The regime did not stop at the extermination of Mojahedin supporters. The killings were suspended for a fortnight’s religious holiday, but began again when the ‘Death Committee’ (as prisoners would later call the delegation) summoned members of other left wing groups whose ideology was regarded as incompatible with the theocratic state. This time there was something approaching a kind of trial and some hope of survival. However a second wave of executions quickly began, lasting several months. Mass executions were routine, with torture (lashes, beatings on the soles of the feet with electric cable) as an alternative sentence. The families were not informed about the fate of their children or close relatives for several months afterwards. When they were eventually told they were presented with a small plastic bag of possessions. Some were able to collect the bodies of their relatives and to mourn. However for many families no information at all was given about where their relatives might be buried, a situation that continues to this day.
The killings were genocide in nature. The victims were selected on religious criteria given that after the fatwa in 1988 anybody who opposed the regime, such as the Mojahedin, were deemed to be apostates – and should be killed.
At the time a few newspapers like the Financial Times had started to report on a drip feed of information around ‘political executions’ taking place in Iran – and in September – Amnesty International had put out an Urgent Action telegram expressing concern that ‘hundreds of political prisoners may have been executed’.
Importantly the UN had also become aware of the allegations around mistreatment and summary executions. The Human Rights Commission’s Special Representative for Iran, the El-Salvador Professor Reynaldo Pohl reported that there was credible information that 860 bodies had been dumped in mass graves in Tehran. However there seemed no conception of either the numbers of political prisoners held in Iran or the true scale of the massacres that were taking place. There was also little motivation or urgency on behalf of the UN or its officials to investigate. This torpor continued during the massacres and afterwards. Pohl eventually provided evidence of mass murder to the UN General Assembly on 13 October 1988. However in his communiqués with Iran he was still asking the Khomeni regime to investigate the abuses themselves and, with alarming naivety, seemed to believe they would eventually do so.

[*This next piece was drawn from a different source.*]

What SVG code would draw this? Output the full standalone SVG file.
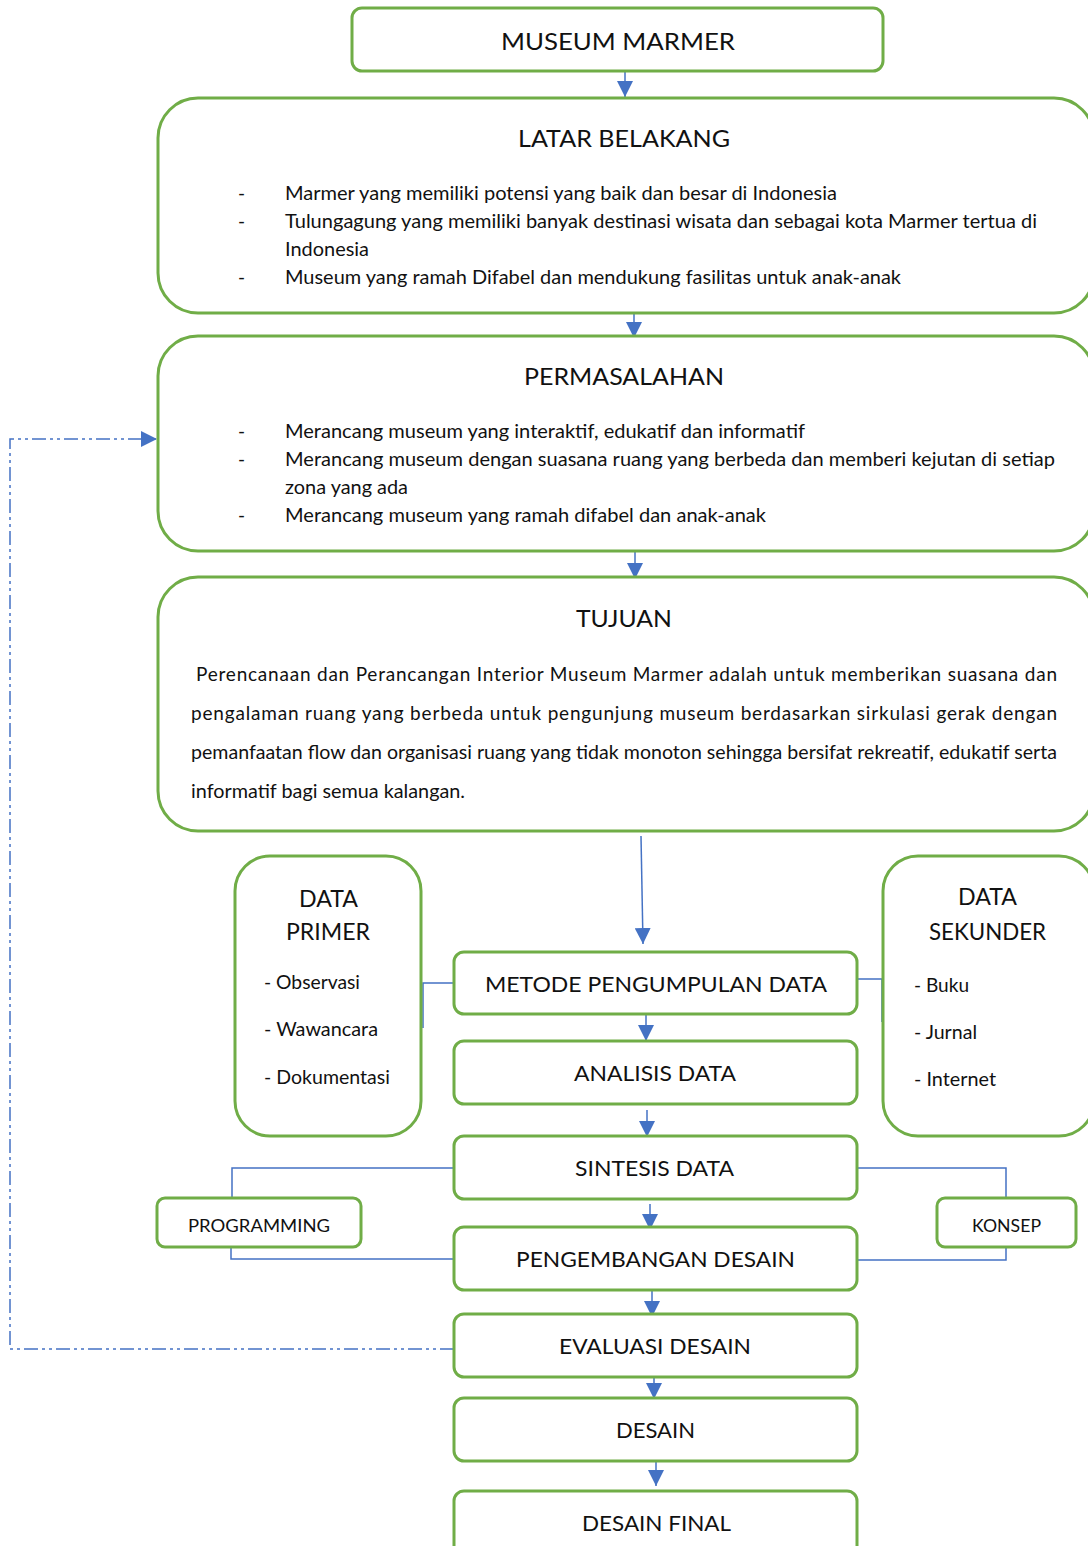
<svg xmlns="http://www.w3.org/2000/svg" width="1088" height="1546" viewBox="0 0 1088 1546">
<style>
.box{fill:#fff;stroke:#70AD47;stroke-width:3}
.t{font-family:Lato,"Open Sans","Liberation Sans",sans-serif;fill:#111}
.h{font-size:24px}
.b{font-size:19px}
.m{font-size:22px}
.s{font-size:18px}
.c{fill:none;stroke:#4472C4;stroke-width:1.5}
.d{fill:none;stroke:#4472C4;stroke-width:1.5;stroke-dasharray:14 4 3 4 3 4}
</style>
<defs>
<marker id="ar" markerUnits="userSpaceOnUse" markerWidth="16" markerHeight="16" viewBox="0 0 16 16" refX="16" refY="8" orient="auto">
<path d="M0,0 L16,8 L0,16 Z" fill="#4472C4"/>
</marker>
</defs>
<rect width="1088" height="1546" fill="#fff"/>
<g id="connectors">
<line class="c" x1="625" y1="71" x2="625" y2="97" marker-end="url(#ar)"/>
<line class="c" x1="634" y1="314" x2="634" y2="338" marker-end="url(#ar)"/>
<line class="c" x1="635" y1="552" x2="635" y2="579" marker-end="url(#ar)"/>
<line class="c" x1="641" y1="836" x2="643" y2="944" marker-end="url(#ar)"/>
<line class="c" x1="646" y1="1014" x2="646" y2="1041" marker-end="url(#ar)"/>
<line class="c" x1="647" y1="1110" x2="647" y2="1137" marker-end="url(#ar)"/>
<line class="c" x1="650" y1="1204" x2="650" y2="1230" marker-end="url(#ar)"/>
<line class="c" x1="652" y1="1291" x2="652" y2="1317" marker-end="url(#ar)"/>
<line class="c" x1="654" y1="1373" x2="654" y2="1399" marker-end="url(#ar)"/>
<line class="c" x1="656" y1="1459" x2="656" y2="1486" marker-end="url(#ar)"/>
<polyline class="c" points="454,983 423,983 423,1028"/>
<polyline class="c" points="857,979 882,979 882,1022"/>
<polyline class="c" points="454,1168 232,1168 232,1199"/>
<polyline class="c" points="231,1247 231,1259 454,1259"/>
<polyline class="c" points="857,1168 1006,1168 1006,1198"/>
<polyline class="c" points="1006,1247 1006,1260 857,1260"/>
<polyline class="d" points="454,1349 10,1349 10,439 157,439" marker-end="url(#ar)"/>
</g>
<g id="museum-marmer">
<rect class="box" x="352" y="8" width="531" height="63" rx="10"/>
<text class="t h" x="501" y="50" textLength="234" lengthAdjust="spacingAndGlyphs">MUSEUM MARMER</text>
</g>
<g id="latar-belakang">
<rect class="box" x="158" y="98" width="936" height="215" rx="40"/>
<text class="t h" x="518" y="147" textLength="212" lengthAdjust="spacingAndGlyphs">LATAR BELAKANG</text>
<text class="t b" x="238" y="200">-</text>
<text class="t b" x="285" y="200" textLength="552" lengthAdjust="spacingAndGlyphs">Marmer yang memiliki potensi yang baik dan besar di Indonesia</text>
<text class="t b" x="238" y="228">-</text>
<text class="t b" x="285" y="228" textLength="752" lengthAdjust="spacingAndGlyphs">Tulungagung yang memiliki banyak destinasi wisata dan sebagai kota Marmer tertua di</text>
<text class="t b" x="285" y="256" textLength="84" lengthAdjust="spacingAndGlyphs">Indonesia</text>
<text class="t b" x="238" y="284">-</text>
<text class="t b" x="285" y="284" textLength="616" lengthAdjust="spacingAndGlyphs">Museum yang ramah Difabel dan mendukung fasilitas untuk anak-anak</text>
</g>
<g id="permasalahan">
<rect class="box" x="158" y="336" width="936" height="215" rx="40"/>
<text class="t h" x="524" y="385" textLength="200" lengthAdjust="spacingAndGlyphs">PERMASALAHAN</text>
<text class="t b" x="238" y="438">-</text>
<text class="t b" x="285" y="438" textLength="520" lengthAdjust="spacingAndGlyphs">Merancang museum yang interaktif, edukatif dan informatif</text>
<text class="t b" x="238" y="466">-</text>
<text class="t b" x="285" y="466" textLength="770" lengthAdjust="spacingAndGlyphs">Merancang museum dengan suasana ruang yang berbeda dan memberi kejutan di setiap</text>
<text class="t b" x="285" y="494" textLength="123" lengthAdjust="spacingAndGlyphs">zona yang ada</text>
<text class="t b" x="238" y="522">-</text>
<text class="t b" x="285" y="522" textLength="481" lengthAdjust="spacingAndGlyphs">Merancang museum yang ramah difabel dan anak-anak</text>
</g>
<g id="tujuan">
<rect class="box" x="158" y="577" width="936" height="254" rx="40"/>
<text class="t h" x="576" y="627" textLength="96" lengthAdjust="spacingAndGlyphs">TUJUAN</text>
<text class="t b" x="196" y="681" textLength="861" lengthAdjust="spacing">Perencanaan dan Perancangan Interior Museum Marmer adalah untuk memberikan suasana dan</text>
<text class="t b" x="191" y="720" textLength="866" lengthAdjust="spacing">pengalaman ruang yang berbeda untuk pengunjung museum berdasarkan sirkulasi gerak dengan</text>
<text class="t b" x="191" y="759" textLength="866" lengthAdjust="spacingAndGlyphs">pemanfaatan flow dan organisasi ruang yang tidak monoton sehingga bersifat rekreatif, edukatif serta</text>
<text class="t b" x="191" y="798" textLength="274" lengthAdjust="spacingAndGlyphs">informatif bagi semua kalangan.</text>
</g>
<g id="data-primer">
<rect class="box" x="235" y="856" width="186" height="280" rx="35"/>
<text class="t h" x="299" y="907" textLength="59" lengthAdjust="spacingAndGlyphs">DATA</text>
<text class="t h" x="286" y="940" textLength="84" lengthAdjust="spacingAndGlyphs">PRIMER</text>
<text class="t b" x="264" y="989" textLength="96" lengthAdjust="spacingAndGlyphs">- Observasi</text>
<text class="t b" x="264" y="1036" textLength="114" lengthAdjust="spacingAndGlyphs">- Wawancara</text>
<text class="t b" x="264" y="1084" textLength="126" lengthAdjust="spacingAndGlyphs">- Dokumentasi</text>
</g>
<g id="data-sekunder">
<rect class="box" x="883" y="856" width="211" height="280" rx="35"/>
<text class="t h" x="958" y="905" textLength="59" lengthAdjust="spacingAndGlyphs">DATA</text>
<text class="t h" x="929" y="940" textLength="117" lengthAdjust="spacingAndGlyphs">SEKUNDER</text>
<text class="t b" x="914" y="992" textLength="55" lengthAdjust="spacingAndGlyphs">- Buku</text>
<text class="t b" x="914" y="1039" textLength="63" lengthAdjust="spacingAndGlyphs">- Jurnal</text>
<text class="t b" x="914" y="1086" textLength="82" lengthAdjust="spacingAndGlyphs">- Internet</text>
</g>
<g id="metode">
<rect class="box" x="454" y="952" width="403" height="62" rx="10"/>
<text class="t m" x="485" y="992" textLength="342" lengthAdjust="spacingAndGlyphs">METODE PENGUMPULAN DATA</text>
</g>
<g id="analisis">
<rect class="box" x="454" y="1041" width="403" height="63" rx="10"/>
<text class="t m" x="574" y="1081" textLength="162" lengthAdjust="spacingAndGlyphs">ANALISIS DATA</text>
</g>
<g id="sintesis">
<rect class="box" x="454" y="1136" width="403" height="63" rx="10"/>
<text class="t m" x="575" y="1176" textLength="159" lengthAdjust="spacingAndGlyphs">SINTESIS DATA</text>
</g>
<g id="programming">
<rect class="box" x="157" y="1198" width="204" height="49" rx="8"/>
<text class="t s" x="188" y="1232" textLength="142" lengthAdjust="spacingAndGlyphs">PROGRAMMING</text>
</g>
<g id="konsep">
<rect class="box" x="937" y="1198" width="139" height="49" rx="8"/>
<text class="t s" x="972" y="1232" textLength="69" lengthAdjust="spacingAndGlyphs">KONSEP</text>
</g>
<g id="pengembangan">
<rect class="box" x="454" y="1227" width="403" height="63" rx="10"/>
<text class="t m" x="516" y="1267" textLength="279" lengthAdjust="spacingAndGlyphs">PENGEMBANGAN DESAIN</text>
</g>
<g id="evaluasi">
<rect class="box" x="454" y="1314" width="403" height="63" rx="10"/>
<text class="t m" x="559" y="1354" textLength="192" lengthAdjust="spacingAndGlyphs">EVALUASI DESAIN</text>
</g>
<g id="desain">
<rect class="box" x="454" y="1398" width="403" height="63" rx="10"/>
<text class="t m" x="616" y="1438" textLength="79" lengthAdjust="spacingAndGlyphs">DESAIN</text>
</g>
<g id="desain-final">
<rect class="box" x="454" y="1491" width="403" height="80" rx="10"/>
<text class="t m" x="582" y="1531" textLength="149" lengthAdjust="spacingAndGlyphs">DESAIN FINAL</text>
</g>
</svg>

In 2007 the UN’s courts and special tribunals was founded as no official judicial body would investigate complaints against Iran. The tribunal is a cross between a people’s truth commission and a formal legal indictment. The first stage of hearings took place in London this summer hearing with 75 witnesses, many surviving detainees, giving evidence – some in person, others via video. The Iranian government has declined an invitation to attend.
The tribunal will I hope now consider the full culpability of Iran and the individuals involved in terms of its breaches of jus cogens rules of international law (such as the right to life). So far as the state of Iran is concerned, breaches of its treaty and customary law responsibilities will have no criminal consequences given states cannot be subject to penal sanction. Whilst any breaches of international law might technically give rise to reparation claims the obvious difficulty will come in identifying a forum in which these claims could ever be pursued: the International Court of Justice for instance might be activated by a UN organ or by a member state, but Iran would refuse to cede jurisdiction to it.
It is these gaps in the idea of ‘international justice’ that, in addition to the abject failure of the international community to respond to or prevent massacres which they knew were going on, are likely to be uncomfortably spotlighted by the tribunal proceedings.
There is a general lack of coherence in how the international crime and punishment system operates, not least the highly selective and politicized nature of which conflicts are subject to judicial intervention. The elephant in the room as far as effective international enforcement and sanctions are concerned is, of course, the status of the International Criminal Court. In theory this is the means by which individuals directly connected and responsible for the atrocities in Iran might be brought to account. However it has only been ratified by 121 of approximately 200 countries in the world. Iran unsurprisingly is not a member but then neither are the US, Russia or China – though the US whilst not content for its own citizens to be brought before the court – is happy to send citizens of other non-ratifying countries like Sudan or Libya to the court for trial through security council resolutions.
The tribunal may ultimately have little power or jurisdiction. However I hope that it will at the very least bring greater awareness of the scale of the atrocities committed in Iran 24 years ago – and just maybe – spark a debate about the commitment of the international community in preventing such abuses in the future and the role of international law in achieving that aim.